INSTRUCTION:
The listing below must be repeated word for word, with its images excluded.

========

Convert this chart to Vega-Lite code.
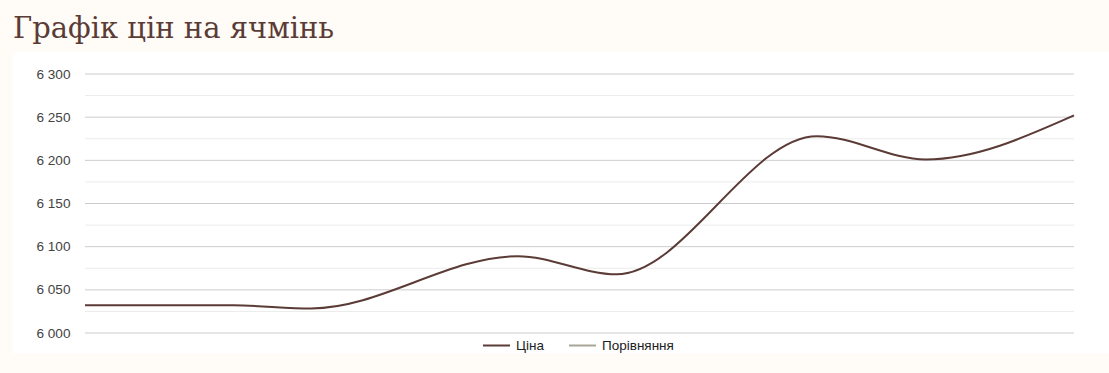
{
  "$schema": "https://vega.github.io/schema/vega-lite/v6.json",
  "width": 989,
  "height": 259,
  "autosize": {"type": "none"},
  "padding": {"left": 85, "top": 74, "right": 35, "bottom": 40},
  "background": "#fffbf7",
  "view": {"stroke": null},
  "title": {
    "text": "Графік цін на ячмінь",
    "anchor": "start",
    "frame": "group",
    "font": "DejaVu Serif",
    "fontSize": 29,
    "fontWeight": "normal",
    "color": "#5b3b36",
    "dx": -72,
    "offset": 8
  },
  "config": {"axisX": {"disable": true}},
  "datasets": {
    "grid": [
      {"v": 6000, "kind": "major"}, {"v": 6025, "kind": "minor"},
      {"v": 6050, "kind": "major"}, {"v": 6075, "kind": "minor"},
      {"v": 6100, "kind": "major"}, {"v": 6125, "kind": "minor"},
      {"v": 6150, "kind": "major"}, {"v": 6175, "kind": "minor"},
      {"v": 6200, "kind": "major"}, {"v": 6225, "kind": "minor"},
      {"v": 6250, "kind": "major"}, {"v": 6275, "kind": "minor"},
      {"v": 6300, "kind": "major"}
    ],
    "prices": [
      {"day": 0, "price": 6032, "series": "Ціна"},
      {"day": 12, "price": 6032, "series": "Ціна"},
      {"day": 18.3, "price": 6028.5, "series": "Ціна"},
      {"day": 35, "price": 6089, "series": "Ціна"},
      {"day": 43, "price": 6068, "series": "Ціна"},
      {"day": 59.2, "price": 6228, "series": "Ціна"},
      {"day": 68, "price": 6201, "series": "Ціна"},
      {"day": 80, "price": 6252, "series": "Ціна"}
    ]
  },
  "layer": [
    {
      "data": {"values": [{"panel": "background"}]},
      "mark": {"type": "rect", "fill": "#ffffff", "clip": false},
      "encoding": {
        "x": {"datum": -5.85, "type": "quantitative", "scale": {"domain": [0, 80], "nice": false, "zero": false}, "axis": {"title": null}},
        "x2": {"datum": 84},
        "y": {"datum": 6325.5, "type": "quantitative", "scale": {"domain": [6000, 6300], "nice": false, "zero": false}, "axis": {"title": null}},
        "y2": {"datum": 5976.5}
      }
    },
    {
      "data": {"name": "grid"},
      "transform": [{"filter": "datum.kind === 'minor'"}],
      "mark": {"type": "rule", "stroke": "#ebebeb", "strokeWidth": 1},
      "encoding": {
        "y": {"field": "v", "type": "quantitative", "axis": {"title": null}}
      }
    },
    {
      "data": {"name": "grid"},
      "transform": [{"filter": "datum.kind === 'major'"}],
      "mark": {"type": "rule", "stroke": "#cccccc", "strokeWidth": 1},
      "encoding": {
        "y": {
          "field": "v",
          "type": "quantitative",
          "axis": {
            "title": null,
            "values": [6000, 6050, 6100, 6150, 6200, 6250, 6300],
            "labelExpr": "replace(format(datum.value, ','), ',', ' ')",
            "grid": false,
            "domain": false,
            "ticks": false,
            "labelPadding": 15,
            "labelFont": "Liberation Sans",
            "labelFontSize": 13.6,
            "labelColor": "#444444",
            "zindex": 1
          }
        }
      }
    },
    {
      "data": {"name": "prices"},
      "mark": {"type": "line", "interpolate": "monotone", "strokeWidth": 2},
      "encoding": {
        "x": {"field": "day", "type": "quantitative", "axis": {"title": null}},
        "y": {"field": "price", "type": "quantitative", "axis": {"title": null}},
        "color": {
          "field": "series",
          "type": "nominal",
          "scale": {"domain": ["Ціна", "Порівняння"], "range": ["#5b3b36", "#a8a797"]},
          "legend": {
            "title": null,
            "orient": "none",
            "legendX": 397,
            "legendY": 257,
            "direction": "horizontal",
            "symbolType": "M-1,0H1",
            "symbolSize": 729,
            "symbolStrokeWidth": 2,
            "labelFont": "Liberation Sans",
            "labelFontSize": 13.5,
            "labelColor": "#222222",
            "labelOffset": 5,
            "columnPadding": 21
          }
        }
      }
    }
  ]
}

========

ANSWER IN FULL:
Convert this chart to Vega-Lite code.
{
  "$schema": "https://vega.github.io/schema/vega-lite/v6.json",
  "width": 989,
  "height": 259,
  "autosize": {"type": "none"},
  "padding": {"left": 85, "top": 74, "right": 35, "bottom": 40},
  "background": "#fffbf7",
  "view": {"stroke": null},
  "title": {
    "text": "Графік цін на ячмінь",
    "anchor": "start",
    "frame": "group",
    "font": "DejaVu Serif",
    "fontSize": 29,
    "fontWeight": "normal",
    "color": "#5b3b36",
    "dx": -72,
    "offset": 8
  },
  "config": {"axisX": {"disable": true}},
  "datasets": {
    "grid": [
      {"v": 6000, "kind": "major"}, {"v": 6025, "kind": "minor"},
      {"v": 6050, "kind": "major"}, {"v": 6075, "kind": "minor"},
      {"v": 6100, "kind": "major"}, {"v": 6125, "kind": "minor"},
      {"v": 6150, "kind": "major"}, {"v": 6175, "kind": "minor"},
      {"v": 6200, "kind": "major"}, {"v": 6225, "kind": "minor"},
      {"v": 6250, "kind": "major"}, {"v": 6275, "kind": "minor"},
      {"v": 6300, "kind": "major"}
    ],
    "prices": [
      {"day": 0, "price": 6032, "series": "Ціна"},
      {"day": 12, "price": 6032, "series": "Ціна"},
      {"day": 18.3, "price": 6028.5, "series": "Ціна"},
      {"day": 35, "price": 6089, "series": "Ціна"},
      {"day": 43, "price": 6068, "series": "Ціна"},
      {"day": 59.2, "price": 6228, "series": "Ціна"},
      {"day": 68, "price": 6201, "series": "Ціна"},
      {"day": 80, "price": 6252, "series": "Ціна"}
    ]
  },
  "layer": [
    {
      "data": {"values": [{"panel": "background"}]},
      "mark": {"type": "rect", "fill": "#ffffff", "clip": false},
      "encoding": {
        "x": {"datum": -5.85, "type": "quantitative", "scale": {"domain": [0, 80], "nice": false, "zero": false}, "axis": {"title": null}},
        "x2": {"datum": 84},
        "y": {"datum": 6325.5, "type": "quantitative", "scale": {"domain": [6000, 6300], "nice": false, "zero": false}, "axis": {"title": null}},
        "y2": {"datum": 5976.5}
      }
    },
    {
      "data": {"name": "grid"},
      "transform": [{"filter": "datum.kind === 'minor'"}],
      "mark": {"type": "rule", "stroke": "#ebebeb", "strokeWidth": 1},
      "encoding": {
        "y": {"field": "v", "type": "quantitative", "axis": {"title": null}}
      }
    },
    {
      "data": {"name": "grid"},
      "transform": [{"filter": "datum.kind === 'major'"}],
      "mark": {"type": "rule", "stroke": "#cccccc", "strokeWidth": 1},
      "encoding": {
        "y": {
          "field": "v",
          "type": "quantitative",
          "axis": {
            "title": null,
            "values": [6000, 6050, 6100, 6150, 6200, 6250, 6300],
            "labelExpr": "replace(format(datum.value, ','), ',', ' ')",
            "grid": false,
            "domain": false,
            "ticks": false,
            "labelPadding": 15,
            "labelFont": "Liberation Sans",
            "labelFontSize": 13.6,
            "labelColor": "#444444",
            "zindex": 1
          }
        }
      }
    },
    {
      "data": {"name": "prices"},
      "mark": {"type": "line", "interpolate": "monotone", "strokeWidth": 2},
      "encoding": {
        "x": {"field": "day", "type": "quantitative", "axis": {"title": null}},
        "y": {"field": "price", "type": "quantitative", "axis": {"title": null}},
        "color": {
          "field": "series",
          "type": "nominal",
          "scale": {"domain": ["Ціна", "Порівняння"], "range": ["#5b3b36", "#a8a797"]},
          "legend": {
            "title": null,
            "orient": "none",
            "legendX": 397,
            "legendY": 257,
            "direction": "horizontal",
            "symbolType": "M-1,0H1",
            "symbolSize": 729,
            "symbolStrokeWidth": 2,
            "labelFont": "Liberation Sans",
            "labelFontSize": 13.5,
            "labelColor": "#222222",
            "labelOffset": 5,
            "columnPadding": 21
          }
        }
      }
    }
  ]
}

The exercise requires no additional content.